Java Regex

What is a Regular Expression (Regex)?

A regular expression (regex) is a pattern that specifies a set of strings. In Java, regular expressions are used for pattern matching within strings. They provide a powerful and flexible way to perform tasks like searching, extracting, and replacing text.

Java supports regular expressions through the java.util.regex package, which includes the following important classes:

Pattern: A compiled representation of a regular expression.

Matcher: Used to perform the matching operations on an input string.

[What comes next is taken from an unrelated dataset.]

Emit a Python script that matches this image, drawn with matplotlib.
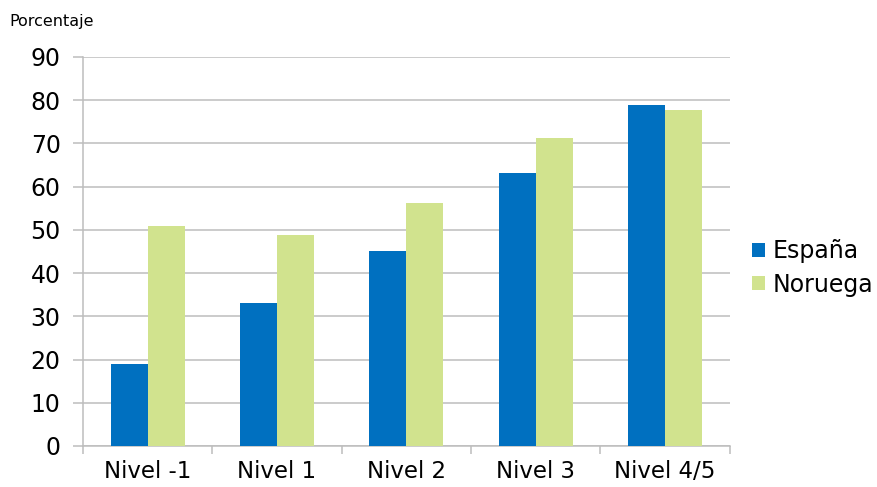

Basic Syntax of Java Regular Expressions

A regex pattern in Java can consist of literals, metacharacters, and quantifiers that define the string matching behavior. Below is a breakdown of the basic syntax and examples:

1. Literals: A literal character matches itself.

Example:


//LiteralExample.java file
import java.util.regex.*;

public class LiteralExample {
    public static void main(String[] args) {
        String input = "hello world!";
        
        // Regex: Match the literal "hello"
        String regex = "hello";
        
        // Create a Pattern object
        Pattern pattern = Pattern.compile(regex);
        
        // Create a Matcher object
        Matcher matcher = pattern.matcher(input);
        
        // Find and print matches
        if (matcher.find()) {
            System.out.println("Found literal: " + matcher.group());  // Output: "hello"
        } else {
            System.out.println("No match found.");
        }
    }
}

Output:

Found literal: hello

Explanation: The regex “hello” matches the literal string “hello” in the input “hello world!”.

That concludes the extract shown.